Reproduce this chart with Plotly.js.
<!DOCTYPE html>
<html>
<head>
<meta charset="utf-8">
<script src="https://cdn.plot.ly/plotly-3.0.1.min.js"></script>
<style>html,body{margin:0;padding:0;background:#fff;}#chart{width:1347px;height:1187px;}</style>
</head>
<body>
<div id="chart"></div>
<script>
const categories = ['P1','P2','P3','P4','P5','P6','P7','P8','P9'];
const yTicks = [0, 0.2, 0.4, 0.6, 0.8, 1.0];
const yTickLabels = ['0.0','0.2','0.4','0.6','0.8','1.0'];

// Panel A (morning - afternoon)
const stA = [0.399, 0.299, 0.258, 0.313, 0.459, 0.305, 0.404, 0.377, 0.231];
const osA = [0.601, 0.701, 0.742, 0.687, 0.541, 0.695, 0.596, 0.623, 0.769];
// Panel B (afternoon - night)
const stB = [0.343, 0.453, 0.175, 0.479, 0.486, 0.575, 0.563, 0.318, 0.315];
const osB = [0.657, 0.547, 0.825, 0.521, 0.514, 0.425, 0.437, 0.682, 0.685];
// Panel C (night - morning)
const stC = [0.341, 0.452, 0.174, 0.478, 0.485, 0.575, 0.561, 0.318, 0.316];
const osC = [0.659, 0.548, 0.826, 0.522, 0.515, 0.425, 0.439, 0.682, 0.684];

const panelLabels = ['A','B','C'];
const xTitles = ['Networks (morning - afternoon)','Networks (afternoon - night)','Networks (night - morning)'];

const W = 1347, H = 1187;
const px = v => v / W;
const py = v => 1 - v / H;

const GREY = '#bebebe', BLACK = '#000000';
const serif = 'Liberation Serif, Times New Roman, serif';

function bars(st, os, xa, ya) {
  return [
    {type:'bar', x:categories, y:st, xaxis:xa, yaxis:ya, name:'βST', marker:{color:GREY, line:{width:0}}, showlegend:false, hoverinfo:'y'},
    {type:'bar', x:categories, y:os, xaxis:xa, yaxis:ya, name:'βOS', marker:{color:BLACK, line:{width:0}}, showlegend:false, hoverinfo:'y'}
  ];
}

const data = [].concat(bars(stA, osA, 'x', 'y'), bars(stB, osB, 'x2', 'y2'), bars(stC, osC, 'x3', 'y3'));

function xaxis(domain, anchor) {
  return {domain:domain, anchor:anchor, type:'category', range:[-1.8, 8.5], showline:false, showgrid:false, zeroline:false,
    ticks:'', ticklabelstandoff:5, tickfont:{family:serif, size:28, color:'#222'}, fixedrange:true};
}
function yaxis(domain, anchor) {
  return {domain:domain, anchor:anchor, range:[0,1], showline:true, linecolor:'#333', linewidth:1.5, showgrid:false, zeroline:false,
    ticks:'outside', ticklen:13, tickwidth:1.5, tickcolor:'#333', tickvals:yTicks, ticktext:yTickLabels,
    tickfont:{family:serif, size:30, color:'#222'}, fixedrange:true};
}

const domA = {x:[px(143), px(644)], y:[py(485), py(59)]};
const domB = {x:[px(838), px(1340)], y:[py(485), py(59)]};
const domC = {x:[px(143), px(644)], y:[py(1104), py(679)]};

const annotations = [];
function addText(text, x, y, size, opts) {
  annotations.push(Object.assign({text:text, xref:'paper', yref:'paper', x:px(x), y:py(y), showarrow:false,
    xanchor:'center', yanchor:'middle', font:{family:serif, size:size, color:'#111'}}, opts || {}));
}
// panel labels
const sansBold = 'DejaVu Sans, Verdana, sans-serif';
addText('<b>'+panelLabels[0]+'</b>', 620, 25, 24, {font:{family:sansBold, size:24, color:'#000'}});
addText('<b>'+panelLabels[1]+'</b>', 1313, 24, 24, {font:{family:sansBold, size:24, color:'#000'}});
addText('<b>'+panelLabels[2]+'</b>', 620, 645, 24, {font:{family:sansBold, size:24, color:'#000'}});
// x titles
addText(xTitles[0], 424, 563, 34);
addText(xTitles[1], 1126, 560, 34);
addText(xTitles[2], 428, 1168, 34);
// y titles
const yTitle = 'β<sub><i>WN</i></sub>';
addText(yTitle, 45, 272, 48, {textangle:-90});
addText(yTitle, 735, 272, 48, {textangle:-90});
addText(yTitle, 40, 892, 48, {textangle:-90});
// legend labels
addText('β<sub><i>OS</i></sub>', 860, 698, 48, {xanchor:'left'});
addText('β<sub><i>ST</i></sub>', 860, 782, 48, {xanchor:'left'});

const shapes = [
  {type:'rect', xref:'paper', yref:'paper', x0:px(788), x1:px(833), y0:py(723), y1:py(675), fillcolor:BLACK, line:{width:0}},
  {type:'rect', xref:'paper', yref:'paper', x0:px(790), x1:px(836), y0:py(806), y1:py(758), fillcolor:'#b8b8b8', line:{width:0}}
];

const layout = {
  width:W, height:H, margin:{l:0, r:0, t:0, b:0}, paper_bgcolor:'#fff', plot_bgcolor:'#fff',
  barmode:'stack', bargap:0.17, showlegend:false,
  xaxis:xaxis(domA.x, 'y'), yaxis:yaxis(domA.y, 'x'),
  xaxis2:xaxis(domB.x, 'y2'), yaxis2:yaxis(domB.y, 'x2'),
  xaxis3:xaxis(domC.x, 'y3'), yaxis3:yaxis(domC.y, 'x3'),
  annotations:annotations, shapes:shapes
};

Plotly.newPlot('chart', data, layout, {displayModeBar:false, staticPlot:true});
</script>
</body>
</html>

_ _ _

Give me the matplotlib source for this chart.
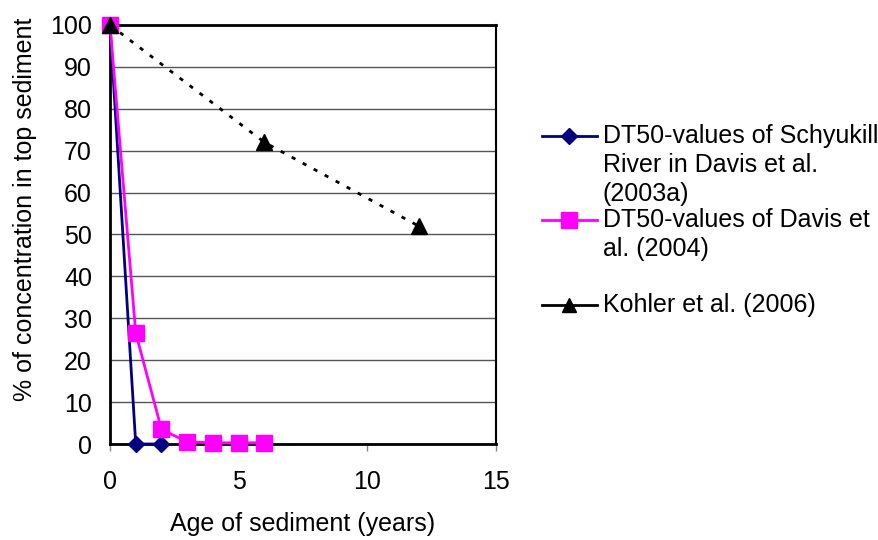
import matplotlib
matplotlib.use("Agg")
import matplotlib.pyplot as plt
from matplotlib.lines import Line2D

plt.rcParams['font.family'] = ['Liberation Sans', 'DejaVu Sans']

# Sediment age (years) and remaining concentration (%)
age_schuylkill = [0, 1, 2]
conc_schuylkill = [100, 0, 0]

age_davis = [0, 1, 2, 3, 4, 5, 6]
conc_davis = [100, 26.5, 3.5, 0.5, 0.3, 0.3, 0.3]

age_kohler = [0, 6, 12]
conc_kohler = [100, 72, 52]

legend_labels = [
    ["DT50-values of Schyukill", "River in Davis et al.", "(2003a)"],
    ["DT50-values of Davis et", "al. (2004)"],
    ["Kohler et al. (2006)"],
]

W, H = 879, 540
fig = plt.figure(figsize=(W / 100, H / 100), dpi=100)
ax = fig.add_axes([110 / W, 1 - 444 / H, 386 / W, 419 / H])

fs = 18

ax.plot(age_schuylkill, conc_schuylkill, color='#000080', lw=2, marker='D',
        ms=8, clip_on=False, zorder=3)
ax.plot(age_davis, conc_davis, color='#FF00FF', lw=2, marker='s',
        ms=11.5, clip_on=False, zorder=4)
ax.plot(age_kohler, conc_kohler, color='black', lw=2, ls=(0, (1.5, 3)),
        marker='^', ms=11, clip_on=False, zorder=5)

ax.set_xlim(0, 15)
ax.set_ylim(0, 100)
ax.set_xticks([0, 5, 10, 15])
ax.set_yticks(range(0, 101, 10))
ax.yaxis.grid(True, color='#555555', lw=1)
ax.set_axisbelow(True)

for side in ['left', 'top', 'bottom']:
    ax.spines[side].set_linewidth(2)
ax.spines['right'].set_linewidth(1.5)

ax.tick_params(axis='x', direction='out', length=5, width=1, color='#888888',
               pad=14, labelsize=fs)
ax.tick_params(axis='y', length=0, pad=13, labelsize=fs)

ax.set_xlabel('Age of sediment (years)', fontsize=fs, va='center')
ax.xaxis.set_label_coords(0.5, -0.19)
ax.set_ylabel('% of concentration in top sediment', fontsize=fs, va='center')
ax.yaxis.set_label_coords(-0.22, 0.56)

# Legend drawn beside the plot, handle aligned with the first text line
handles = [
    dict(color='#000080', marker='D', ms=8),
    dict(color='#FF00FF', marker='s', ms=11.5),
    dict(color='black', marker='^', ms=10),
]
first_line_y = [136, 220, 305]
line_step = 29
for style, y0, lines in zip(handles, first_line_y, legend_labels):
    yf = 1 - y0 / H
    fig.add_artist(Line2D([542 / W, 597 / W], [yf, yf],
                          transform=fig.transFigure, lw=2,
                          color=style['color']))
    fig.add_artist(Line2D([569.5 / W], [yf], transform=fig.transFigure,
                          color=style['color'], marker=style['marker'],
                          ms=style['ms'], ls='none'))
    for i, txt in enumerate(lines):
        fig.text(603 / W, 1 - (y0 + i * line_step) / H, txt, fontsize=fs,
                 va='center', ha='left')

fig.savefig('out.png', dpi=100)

_ _ _

### PROBLEM TO SOLVE
Reproduce every line of the listing above in which the string "matplotlib" appears.

### FINISHED EXERCISE
Give me the matplotlib source for this chart.
import matplotlib
matplotlib.use("Agg")
import matplotlib.pyplot as plt
from matplotlib.lines import Line2D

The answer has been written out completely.